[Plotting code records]
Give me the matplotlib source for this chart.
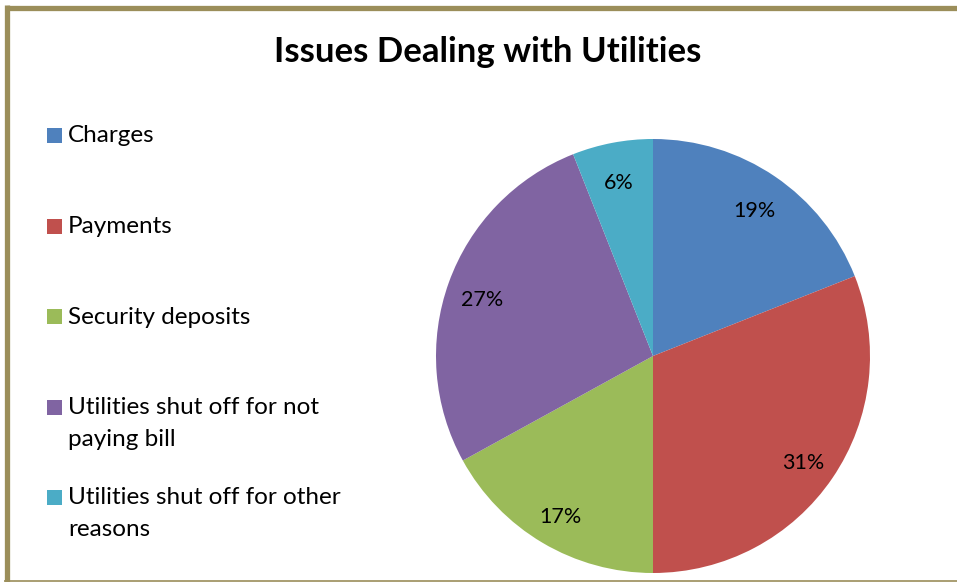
import matplotlib
matplotlib.use("Agg")
import matplotlib.pyplot as plt
from matplotlib.lines import Line2D
from matplotlib.patches import Rectangle
from matplotlib.transforms import offset_copy

plt.rcParams['font.family'] = ['Lato', 'DejaVu Sans']

title = "Issues Dealing with Utilities"
categories = ["Charges", "Payments", "Security deposits",
              "Utilities shut off for not\npaying bill",
              "Utilities shut off for other\nreasons"]
values = [19, 31, 17, 27, 6]
colors = ["#4F81BD", "#C0504D", "#9BBB59", "#8064A2", "#4BACC6"]

W, H = 957, 582
fig = plt.figure(figsize=(W / 100, H / 100), dpi=100)
fig.patch.set_facecolor("white")

# pie axes
cx, cy, r = 653, 356, 217
ax = fig.add_axes([(cx - r) / W, (H - cy - r) / H, 2 * r / W, 2 * r / H])
wedges, texts, autotexts = ax.pie(
    values, colors=colors, startangle=90, counterclock=False,
    autopct=lambda p: f"{p:.0f}%", pctdistance=0.835,
    textprops=dict(fontsize=15.5, color="black"),
    wedgeprops=dict(linewidth=0))
shift = offset_copy(ax.transData, fig=fig, x=0, y=-3, units="dots")
for t in autotexts:
    t.set_va("center_baseline")
    t.set_transform(shift)
ax.set_xlim(-1, 1)
ax.set_ylim(-1, 1)
ax.set_aspect("equal")
ax.axis("off")

# title
fig.text(487.5 / W, 1 - 52 / H, title, ha="center", va="center",
         fontsize=25, fontweight="bold")

# legend
y0, step, line_step = 135.5, 90.5, 31.5
for i, (lab, col) in enumerate(zip(categories, colors)):
    y = y0 + i * step
    fig.patches.append(Rectangle((47 / W, 1 - (y + 7.5) / H), 15 / W, 15 / H,
                                 transform=fig.transFigure, facecolor=col,
                                 edgecolor="none"))
    for k, line in enumerate(lab.split("\n")):
        fig.text(68 / W, 1 - (y + 7 + k * line_step) / H, line,
                 ha="left", va="baseline", fontsize=17.5)

# border
bc = "#9B8E5A"
fig.add_artist(Line2D([6.5 / W, 1], [1 - 7.5 / H, 1 - 7.5 / H],
                      transform=fig.transFigure, color=bc, linewidth=3.8,
                      solid_capstyle="butt"))
fig.add_artist(Line2D([6.5 / W, 6.5 / W], [0, 1 - 5 / H],
                      transform=fig.transFigure, color=bc, linewidth=3.8,
                      solid_capstyle="butt"))
fig.add_artist(Line2D([4 / W, 1], [0.8 / H, 0.8 / H],
                      transform=fig.transFigure, color=bc, linewidth=1.2,
                      solid_capstyle="butt"))

fig.savefig("out.png", dpi=100)
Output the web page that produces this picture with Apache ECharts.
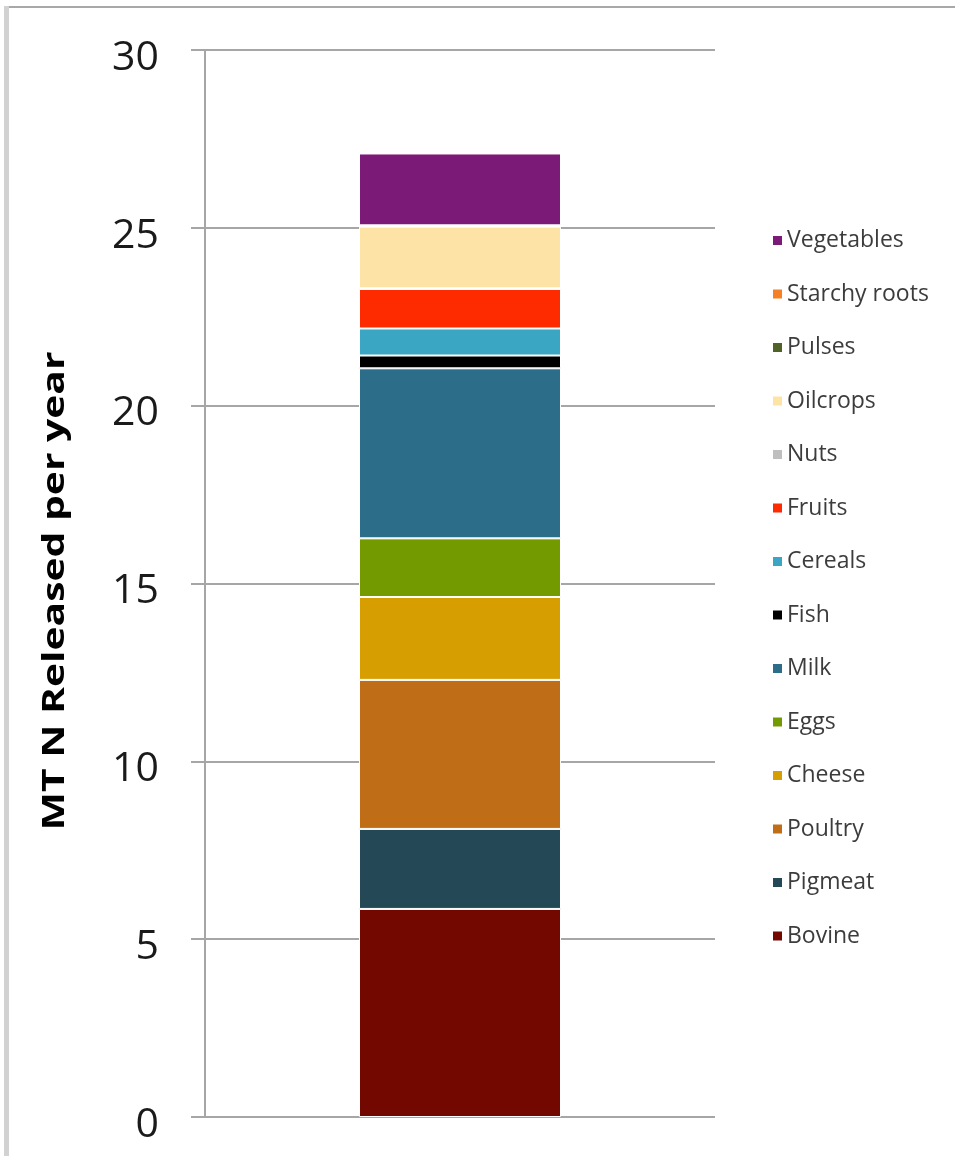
<!DOCTYPE html>
<html>
<head>
<meta charset="utf-8">
<script src="https://cdn.jsdelivr.net/npm/echarts@6/dist/echarts.min.js"></script>
<style>
  html, body { margin: 0; padding: 0; background: #fff; }
  #chart { width: 955px; height: 1156px; }
</style>
</head>
<body>
<div id="chart"></div>
<script>
// Nitrogen released per year by food group (MT N), stacked bottom to top
const categories = [''];
const seriesNames = ['Bovine', 'Pigmeat', 'Poultry', 'Cheese', 'Eggs', 'Milk', 'Fish',
  'Cereals', 'Fruits', 'Nuts', 'Oilcrops', 'Pulses', 'Starchy roots', 'Vegetables'];
const seriesValues = [5.85, 2.25, 4.19, 2.33, 1.65, 4.78, 0.36,
  0.76, 1.11, 0.02, 1.73, 0.02, 0.02, 2.02];
const seriesColors = ['#730800', '#244855', '#c06d18', '#d69e00', '#739b00', '#2c6e8a', '#000000',
  '#3aa6c4', '#fe2a00', '#bfbfbf', '#fde4a6', '#4f6228', '#f58025', '#7b1a77'];
const yTicks = [0, 5, 10, 15, 20, 25, 30];
const yTitle = 'MT N Released per year';

const chart = echarts.init(document.getElementById('chart'), null, { renderer: 'canvas' });

const series = seriesNames.map((name, i) => ({
  name: name,
  type: 'bar',
  stack: 'total',
  barWidth: 202,
  data: [seriesValues[i]],
  itemStyle: { color: seriesColors[i], borderColor: '#ffffff', borderWidth: 1 },
  emphasis: { disabled: true }
}));

chart.setOption({
  animation: false,
  backgroundColor: '#ffffff',
  color: seriesColors,
  grid: { left: 205, right: 240, top: 50, bottom: 39, containLabel: false },
  xAxis: {
    type: 'category',
    data: categories,
    axisLine: { show: false },
    axisTick: { show: false },
    axisLabel: { show: false }
  },
  yAxis: {
    type: 'value',
    min: yTicks[0],
    max: yTicks[yTicks.length - 1],
    interval: yTicks[1] - yTicks[0],
    axisLine: { show: true, lineStyle: { color: '#a6a6a6', width: 2 } },
    axisTick: { show: true, inside: false, length: 14, lineStyle: { color: '#a6a6a6', width: 2 } },
    axisLabel: {
      margin: 46, fontFamily: 'Open Sans', fontSize: 41, color: '#1a1a1a',
      verticalAlign: 'top', lineHeight: 16
    },
    splitLine: { show: true, lineStyle: { color: '#a6a6a6', width: 2 } }
  },
  legend: {
    orient: 'vertical',
    left: 766,
    top: 224,
    data: seriesNames.slice().reverse(),
    itemWidth: 11,
    itemHeight: 11,
    itemGap: 30.5,
    icon: 'rect',
    selectedMode: false,
    textStyle: { fontFamily: 'Open Sans', fontSize: 23, color: '#3c3c3c', lineHeight: 21, padding: [0, 0, 0, -1] }
  },
  graphic: [
    { type: 'rect', shape: { x: 5, y: 6, width: 950, height: 2 }, style: { fill: '#a8a8a8' }, silent: true },
    { type: 'rect', shape: { x: 4, y: 6, width: 5, height: 1150 }, style: { fill: '#d2d2d2' }, silent: true },
    {
      type: 'text',
      x: 55, y: 591,
      rotation: Math.PI / 2,
      scaleX: 1.36,
      silent: true,
      style: {
        text: yTitle,
        fontFamily: 'Open Sans',
        fontWeight: 'bold',
        fontSize: 30,
        fill: '#000000',
        align: 'center',
        verticalAlign: 'middle'
      }
    }
  ],
  series: series
});
</script>
</body>
</html>
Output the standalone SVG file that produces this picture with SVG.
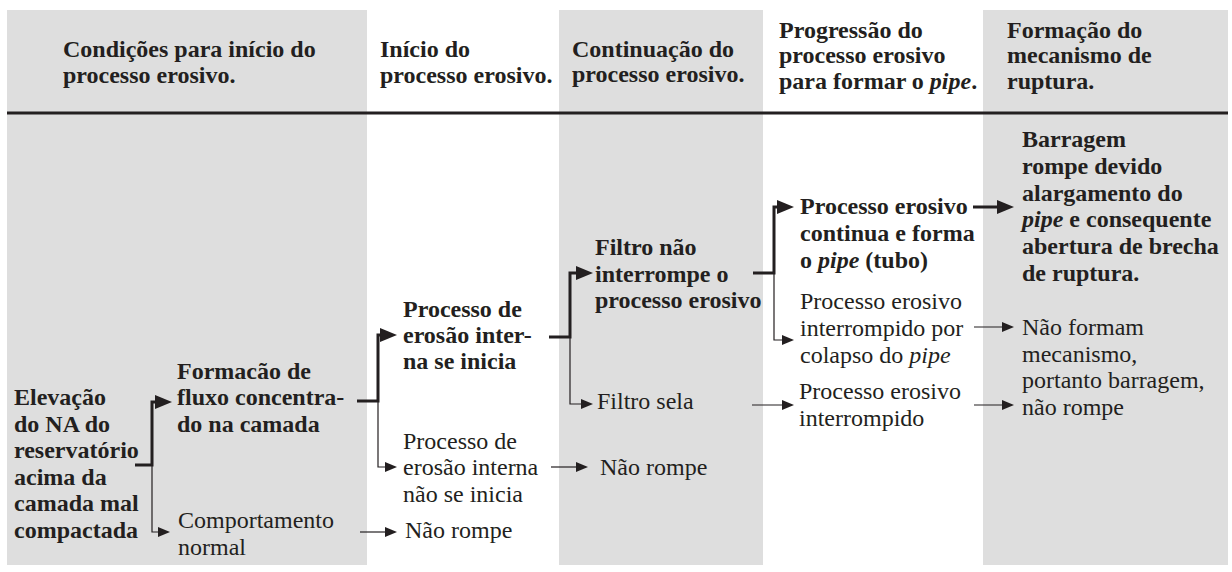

[WHAT YOU WILL DO]: Without the pictures, retype the whole of the material above exactly.

[EXERCISE ANSWER]:
Give me the matplotlib source for this chart.
import matplotlib
matplotlib.use("Agg")
import matplotlib.pyplot as plt
from matplotlib.lines import Line2D
from matplotlib.patches import Rectangle
from matplotlib.transforms import offset_copy

plt.rcParams['font.family'] = ['Lato', 'DejaVu Sans']

title = "Issues Dealing with Utilities"
categories = ["Charges", "Payments", "Security deposits",
              "Utilities shut off for not\npaying bill",
              "Utilities shut off for other\nreasons"]
values = [19, 31, 17, 27, 6]
colors = ["#4F81BD", "#C0504D", "#9BBB59", "#8064A2", "#4BACC6"]

W, H = 957, 582
fig = plt.figure(figsize=(W / 100, H / 100), dpi=100)
fig.patch.set_facecolor("white")

# pie axes
cx, cy, r = 653, 356, 217
ax = fig.add_axes([(cx - r) / W, (H - cy - r) / H, 2 * r / W, 2 * r / H])
wedges, texts, autotexts = ax.pie(
    values, colors=colors, startangle=90, counterclock=False,
    autopct=lambda p: f"{p:.0f}%", pctdistance=0.835,
    textprops=dict(fontsize=15.5, color="black"),
    wedgeprops=dict(linewidth=0))
shift = offset_copy(ax.transData, fig=fig, x=0, y=-3, units="dots")
for t in autotexts:
    t.set_va("center_baseline")
    t.set_transform(shift)
ax.set_xlim(-1, 1)
ax.set_ylim(-1, 1)
ax.set_aspect("equal")
ax.axis("off")

# title
fig.text(487.5 / W, 1 - 52 / H, title, ha="center", va="center",
         fontsize=25, fontweight="bold")

# legend
y0, step, line_step = 135.5, 90.5, 31.5
for i, (lab, col) in enumerate(zip(categories, colors)):
    y = y0 + i * step
    fig.patches.append(Rectangle((47 / W, 1 - (y + 7.5) / H), 15 / W, 15 / H,
                                 transform=fig.transFigure, facecolor=col,
                                 edgecolor="none"))
    for k, line in enumerate(lab.split("\n")):
        fig.text(68 / W, 1 - (y + 7 + k * line_step) / H, line,
                 ha="left", va="baseline", fontsize=17.5)

# border
bc = "#9B8E5A"
fig.add_artist(Line2D([6.5 / W, 1], [1 - 7.5 / H, 1 - 7.5 / H],
                      transform=fig.transFigure, color=bc, linewidth=3.8,
                      solid_capstyle="butt"))
fig.add_artist(Line2D([6.5 / W, 6.5 / W], [0, 1 - 5 / H],
                      transform=fig.transFigure, color=bc, linewidth=3.8,
                      solid_capstyle="butt"))
fig.add_artist(Line2D([4 / W, 1], [0.8 / H, 0.8 / H],
                      transform=fig.transFigure, color=bc, linewidth=1.2,
                      solid_capstyle="butt"))

fig.savefig("out.png", dpi=100)
Output the web page that produces this picture with Apache ECharts.
<!DOCTYPE html>
<html>
<head>
<meta charset="utf-8">
<script src="https://cdn.jsdelivr.net/npm/echarts@6/dist/echarts.min.js"></script>
<style>
  html, body { margin: 0; padding: 0; background: #fff; }
  #chart { width: 955px; height: 1156px; }
</style>
</head>
<body>
<div id="chart"></div>
<script>
// Nitrogen released per year by food group (MT N), stacked bottom to top
const categories = [''];
const seriesNames = ['Bovine', 'Pigmeat', 'Poultry', 'Cheese', 'Eggs', 'Milk', 'Fish',
  'Cereals', 'Fruits', 'Nuts', 'Oilcrops', 'Pulses', 'Starchy roots', 'Vegetables'];
const seriesValues = [5.85, 2.25, 4.19, 2.33, 1.65, 4.78, 0.36,
  0.76, 1.11, 0.02, 1.73, 0.02, 0.02, 2.02];
const seriesColors = ['#730800', '#244855', '#c06d18', '#d69e00', '#739b00', '#2c6e8a', '#000000',
  '#3aa6c4', '#fe2a00', '#bfbfbf', '#fde4a6', '#4f6228', '#f58025', '#7b1a77'];
const yTicks = [0, 5, 10, 15, 20, 25, 30];
const yTitle = 'MT N Released per year';

const chart = echarts.init(document.getElementById('chart'), null, { renderer: 'canvas' });

const series = seriesNames.map((name, i) => ({
  name: name,
  type: 'bar',
  stack: 'total',
  barWidth: 202,
  data: [seriesValues[i]],
  itemStyle: { color: seriesColors[i], borderColor: '#ffffff', borderWidth: 1 },
  emphasis: { disabled: true }
}));

chart.setOption({
  animation: false,
  backgroundColor: '#ffffff',
  color: seriesColors,
  grid: { left: 205, right: 240, top: 50, bottom: 39, containLabel: false },
  xAxis: {
    type: 'category',
    data: categories,
    axisLine: { show: false },
    axisTick: { show: false },
    axisLabel: { show: false }
  },
  yAxis: {
    type: 'value',
    min: yTicks[0],
    max: yTicks[yTicks.length - 1],
    interval: yTicks[1] - yTicks[0],
    axisLine: { show: true, lineStyle: { color: '#a6a6a6', width: 2 } },
    axisTick: { show: true, inside: false, length: 14, lineStyle: { color: '#a6a6a6', width: 2 } },
    axisLabel: {
      margin: 46, fontFamily: 'Open Sans', fontSize: 41, color: '#1a1a1a',
      verticalAlign: 'top', lineHeight: 16
    },
    splitLine: { show: true, lineStyle: { color: '#a6a6a6', width: 2 } }
  },
  legend: {
    orient: 'vertical',
    left: 766,
    top: 224,
    data: seriesNames.slice().reverse(),
    itemWidth: 11,
    itemHeight: 11,
    itemGap: 30.5,
    icon: 'rect',
    selectedMode: false,
    textStyle: { fontFamily: 'Open Sans', fontSize: 23, color: '#3c3c3c', lineHeight: 21, padding: [0, 0, 0, -1] }
  },
  graphic: [
    { type: 'rect', shape: { x: 5, y: 6, width: 950, height: 2 }, style: { fill: '#a8a8a8' }, silent: true },
    { type: 'rect', shape: { x: 4, y: 6, width: 5, height: 1150 }, style: { fill: '#d2d2d2' }, silent: true },
    {
      type: 'text',
      x: 55, y: 591,
      rotation: Math.PI / 2,
      scaleX: 1.36,
      silent: true,
      style: {
        text: yTitle,
        fontFamily: 'Open Sans',
        fontWeight: 'bold',
        fontSize: 30,
        fill: '#000000',
        align: 'center',
        verticalAlign: 'middle'
      }
    }
  ],
  series: series
});
</script>
</body>
</html>
Output the standalone SVG file that produces this picture with SVG.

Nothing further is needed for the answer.